Now all of this can be done by pressing a few buttons and setting the VFD up so you can leave it alone while you attend to other things.

With that said, VFDs are usually found in commercial and industrial settings where automation benefits the company by relieving the need for additional manpower or constant supervision of the device.

Better Control
VFDs provide full process control. You can monitor every small detail that affects your operations like speed, temperature, torque, etc., and make the necessary adjustments just by pressing a few buttons.

VFDs can also be hooked up to a computer so you can monitor everything from a larger screen and make the necessary adjustments with your keyboard. You can also hook it up to a network and allow remote access and control for safety purposes.

One desirable aspect of running a fully automated establishment is it frees your resources for more productive activities. Freeing up manpower will help you allocate essential personnel to handle other tasks that can increase productivity. In turn, this helps increase profit margins or generate income.
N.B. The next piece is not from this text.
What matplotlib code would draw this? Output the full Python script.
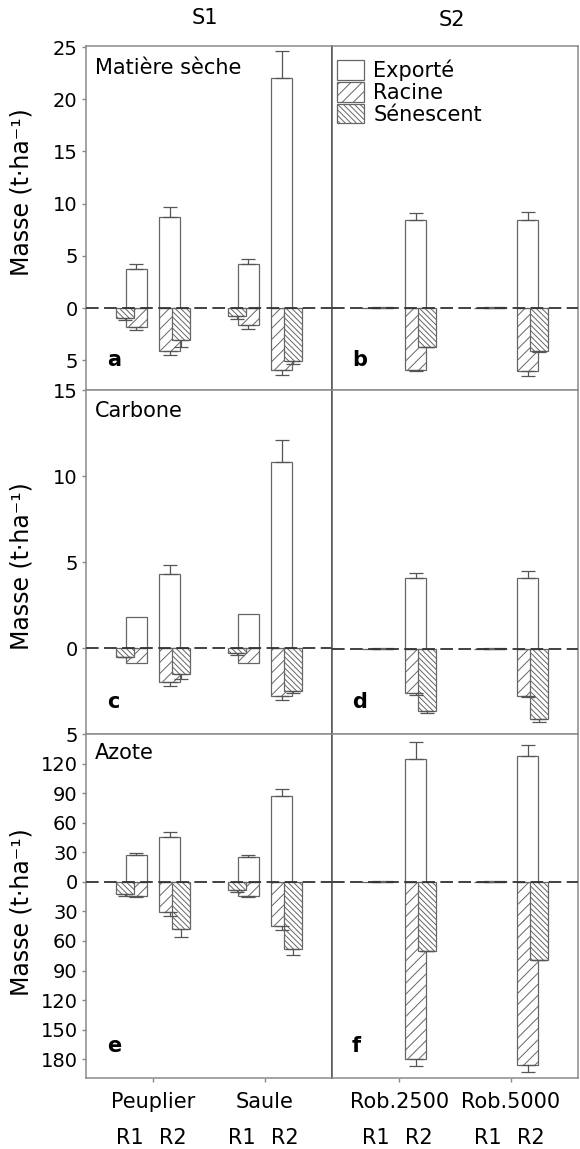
import matplotlib.pyplot as plt
import numpy as np

plt.rcParams['font.family'] = ['DejaVu Sans']
plt.rcParams['hatch.color'] = '#555555'
plt.rcParams['hatch.linewidth'] = 0.7

columns = ['S1', 'S2']
groups = ['Peuplier', 'Saule', 'Rob.2500', 'Rob.5000']
rotations = ['R1', 'R2']
variables = ['Matière sèche', 'Carbone', 'Azote']
panel_letters = ['a', 'b', 'c', 'd', 'e', 'f']
legend_labels = ['Exporté', 'Racine', 'Sénescent']

# ordre : Peuplier R1, Peuplier R2, Saule R1, Saule R2,
#         Rob.2500 R1, Rob.2500 R2, Rob.5000 R1, Rob.5000 R2
ms_exporte = [3.7, 8.7, 4.2, 22.0, 0.1, 8.4, 0.1, 8.4]
ms_exporte_err = [0.5, 1.0, 0.5, 2.6, 0, 0.7, 0, 0.8]
ms_racine = [1.8, 4.1, 1.6, 5.9, 0, 5.9, 0, 6.0]
ms_racine_err = [0.35, 0.4, 0.4, 0.55, 0, 0.1, 0, 0.5]
ms_senescent = [1.0, 3.1, 0.8, 5.1, 0, 3.7, 0, 4.1]
ms_senescent_err = [0.1, 0.6, 0.25, 0.3, 0, 0.05, 0, 0.1]

c_exporte = [1.8, 4.3, 2.0, 10.8, 0.06, 4.1, 0.06, 4.1]
c_exporte_err = [0, 0.5, 0, 1.3, 0, 0.3, 0, 0.4]
c_racine = [0.85, 2.0, 0.85, 2.8, 0, 2.6, 0, 2.75]
c_racine_err = [0, 0.2, 0, 0.25, 0, 0.08, 0, 0.05]
c_senescent = [0.5, 1.5, 0.3, 2.5, 0, 3.6, 0, 4.1]
c_senescent_err = [0.05, 0.3, 0.1, 0.13, 0, 0.13, 0, 0.14]

n_exporte = [27, 46, 25, 87, 0.8, 125, 0.8, 128]
n_exporte_err = [2.7, 4.7, 2.7, 7, 0, 16.5, 0, 11]
n_racine = [14.5, 31, 14.5, 45, 0, 180, 0, 186]
n_racine_err = [0.5, 4, 0.5, 3.7, 0, 7, 0, 7]
n_senescent = [12, 48, 8.4, 68, 0, 70, 0, 79]
n_senescent_err = [2.4, 8, 1.7, 6, 0, 0.5, 0, 0.7]

rows = [
    (ms_exporte, ms_exporte_err, ms_racine, ms_racine_err, ms_senescent, ms_senescent_err),
    (c_exporte, c_exporte_err, c_racine, c_racine_err, c_senescent, c_senescent_err),
    (n_exporte, n_exporte_err, n_racine, n_racine_err, n_senescent, n_senescent_err),
]
ylims = [(-7.85, 25.1), (-4.95, 15), (-199, 150)]
yticks = [[-5, 0, 5, 10, 15, 20, 25],
          [-5, 0, 5, 10, 15],
          [-180, -150, -120, -90, -60, -30, 0, 30, 60, 90, 120]]

W, H = 580, 1149
fig = plt.figure(figsize=(W / 100, H / 100), dpi=100)

x_edges = [86, 332, 578]
y_edges = [46, 390, 734, 1078]

bar_w = 0.19
sen_w = 0.16
r_off = [-0.15, 0.15]
s_off = [-0.25, 0.25]
edge = '#666666'
err_kw = dict(fmt='none', ecolor='#555555', elinewidth=0.9, capsize=5, capthick=0.9, zorder=4)

handles = None
for row in range(3):
    exp, exp_e, rac, rac_e, sen, sen_e = [np.array(v, dtype=float) for v in rows[row]]
    for col in range(2):
        left = x_edges[col] / W
        width = (x_edges[col + 1] - x_edges[col]) / W
        bottom = 1 - y_edges[row + 1] / H
        height = (y_edges[row + 1] - y_edges[row]) / H
        ax = fig.add_axes([left, bottom, width, height])

        sl = slice(col * 4, col * 4 + 4)
        pos = np.array([g + o for g in (1, 2) for o in r_off])
        spos = np.array([g + o for g in (1, 2) for o in s_off])

        b_rac = ax.bar(pos, -rac[sl], bar_w, color='white', edgecolor=edge,
                       linewidth=0.9, hatch='///', zorder=2)
        b_exp = ax.bar(pos, exp[sl], bar_w, color='white', edgecolor=edge,
                       linewidth=0.9, zorder=2)
        b_sen = ax.bar(spos, -sen[sl], sen_w, color='white', edgecolor=edge,
                       linewidth=0.9, hatch='\\\\\\\\\\\\', zorder=3)
        if handles is None:
            handles = [b_exp, b_rac, b_sen]

        # barres d'erreur (vers l'extérieur uniquement)
        for p, v, e, sign in [(pos, exp[sl], exp_e[sl], 1),
                              (pos, rac[sl], rac_e[sl], -1),
                              (spos, sen[sl], sen_e[sl], -1)]:
            m = e > 0
            if not m.any():
                continue
            z = np.zeros(m.sum())
            yerr = [z, e[m]] if sign > 0 else [e[m], z]
            ax.errorbar(p[m], sign * v[m], yerr=yerr, **err_kw)

        ax.axhline(0, color='#333333', lw=1.3, ls=(0, (7, 3)), zorder=5)

        ax.set_xlim(0.4, 2.6)
        ax.set_ylim(*ylims[row])
        for s in ax.spines.values():
            s.set_color('#8a8a8a')
            s.set_linewidth(1.1)
        ax.spines['right' if col == 0 else 'left'].set_color('#555555')

        if col == 0:
            ax.set_yticks(yticks[row])
            ax.set_yticklabels([str(abs(t)) for t in yticks[row]])
            ax.tick_params(axis='y', direction='out', length=3, width=1,
                           color='#8a8a8a', labelsize=14, pad=3)
        else:
            ax.set_yticks([])

        if row == 2:
            ax.set_xticks([1, 2])
            ax.set_xticklabels(groups[col * 2:col * 2 + 2])
            ax.tick_params(axis='x', direction='out', length=3, width=1,
                           color='#8a8a8a', labelsize=15, pad=7)
            for g in (1, 2):
                ax.text(g - 0.21, -0.145, rotations[0], transform=ax.get_xaxis_transform(),
                        ha='center', va='top', fontsize=15)
                ax.text(g + 0.18, -0.145, rotations[1], transform=ax.get_xaxis_transform(),
                        ha='center', va='top', fontsize=15)
        else:
            ax.set_xticks([])

        if col == 0:
            ax.text(0.037, [0.936, 0.939, 0.945][row], variables[row],
                    transform=ax.transAxes, ha='left', va='center', fontsize=15)
            lx = 0.085
        else:
            lx = 0.081
        ax.text(lx, [0.087, 0.094, 0.092][row], panel_letters[row * 2 + col],
                transform=ax.transAxes, ha='left', va='center', fontsize=15,
                fontweight='bold')

        if row == 0 and col == 1:
            ax.legend(handles, legend_labels, loc='upper left',
                      bbox_to_anchor=(0.02, 0.96), frameon=False, fontsize=15,
                      handlelength=1.3, handleheight=1.05, handletextpad=0.45,
                      labelspacing=0.05, borderpad=0, borderaxespad=0)

fig.text(205 / W, 1 - 18 / H, columns[0], ha='center', va='center', fontsize=15)
fig.text(452 / W, 1 - 20 / H, columns[1], ha='center', va='center', fontsize=15)
for yc in (192, 566, 912):
    fig.text(22 / W, 1 - yc / H, 'Masse (t·ha⁻¹)', rotation=90,
             ha='center', va='center', fontsize=17)

fig.savefig('out.png', dpi=100)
VFDs Come in All Shapes and Sizes

VFDs are built to withstand a lot of abuse and can handle the wear and tear of daily use.

Multiple enclosures are available to suit the application. Drives can be built with an open chassis for clean environments, a standard enclosure for indoor use, washdown units for food and pharmaceutical locations, or NEMA 4x for outside mounting to withstand the elements.

Although drives have the same function, there are small differences in operations and programming. For instance, the programming layout may differ between brands; or the help menu may be accessed through the user interface or through a separate book.

VFDs give alarms and fault codes to assist with troubleshooting, but you may need to contact a motor shop like Square One Electric for technical assistance. VFDs are robust pieces of equipment that can last for decades if sufficient preventive maintenance is performed.